# Other > Site Related Discussion & News >  Additional Folder Ideas?

## Eddie

Does anyone have any ideas for additional folders?  Perhaps more 3D printer specific folders like the ones we have for MakerBot and Peachy Printer.  I'd love to hear your suggestions, and just might implement them  :Smile: 

Ed

----------


## MartinPoets

I'd love to see additional printers added to the forum such as Solidoodle, Ultimaker, etc.

----------


## MysteryAlabaster

If a folder could be added for the sole purpose of looking for feedback on a design, I think that you would be able to rake in tons of new members.

This would NOT require one to post an STL, but would simply require a picture of the design in any medium and possibly a short description of what you would like to add/remove/change to the design, what it does, and any other information deemed relevant for the user to get the help they were looking for.


If needed, I would volunteer to moderate that folder.

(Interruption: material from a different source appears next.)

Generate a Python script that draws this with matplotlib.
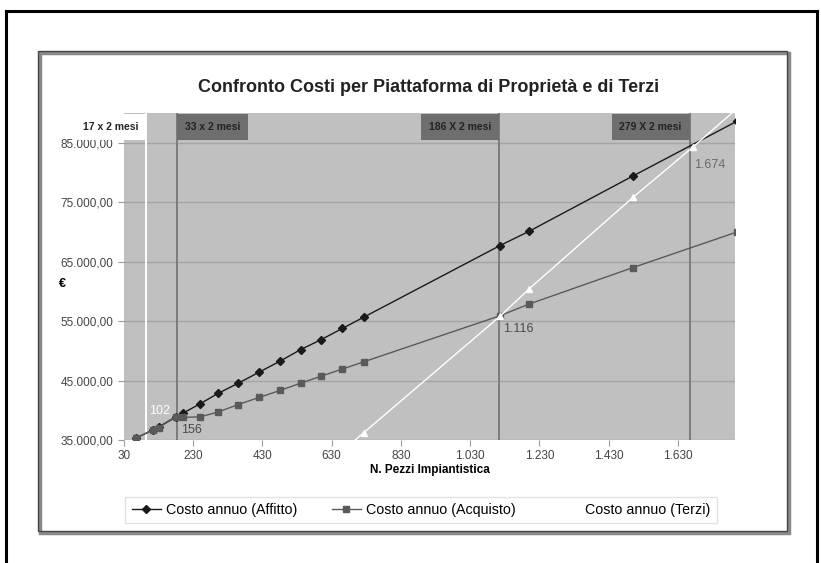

//EDIT 10/10/13: The folder would fall into the 'Main Category' and you could title it something like 'Design Help' or 'Feedback & Assistance', something like that...
I would really like to see this here, because a feature like that is one of the big reasons I am really interested in this site as opposed to others. Sure there are other places where you can discuss improvements to something, but there really isn't anywhere that I've found that is dedicated to something like this.

----------


## jimc

you need one for software where people can discuss cad, slicers, etc

----------


## MysteryAlabaster

> you need one for software where people can discuss cad, slicers, etc


It's not the same but: http://3dprintboard.com/showthread.p...ing-amp-design

----------


## jimc

yes actually i posted in that one. i was thinking less of a thread and more of a specific section where people can post questions or talk concerning software or firmware related topics.

----------


## MysteryAlabaster

> yes actually i posted in that one. i was thinking less of a thread and more of a specific section where people can post questions or talk concerning software or firmware related topics.


That's a good idea...

----------


## MysteryAlabaster

Not sure if this would be appropriate for this site but I'm in my Spanish class right now and we're talking about 'The Day of the Dead'. I went on thingiverse to look for a model of a calaveras that I could print and stick in this room somewhere, but I couldn't find it.


Could we get a folder somewhere, maybe the 'Main Category' that would be used for people to get help finding a model of something? It doesn't exactly fall under the 'looking for a modeler' category, and that's the most relevant category here...


Not sure if this would be good but if you think so and it gets created, I'd be willing to be mod for it.



//EDIT: I forgot to better describe my idea better...

Basically if you are looking for something, but can't find it, you can post here looking for help on searching for what you need.

----------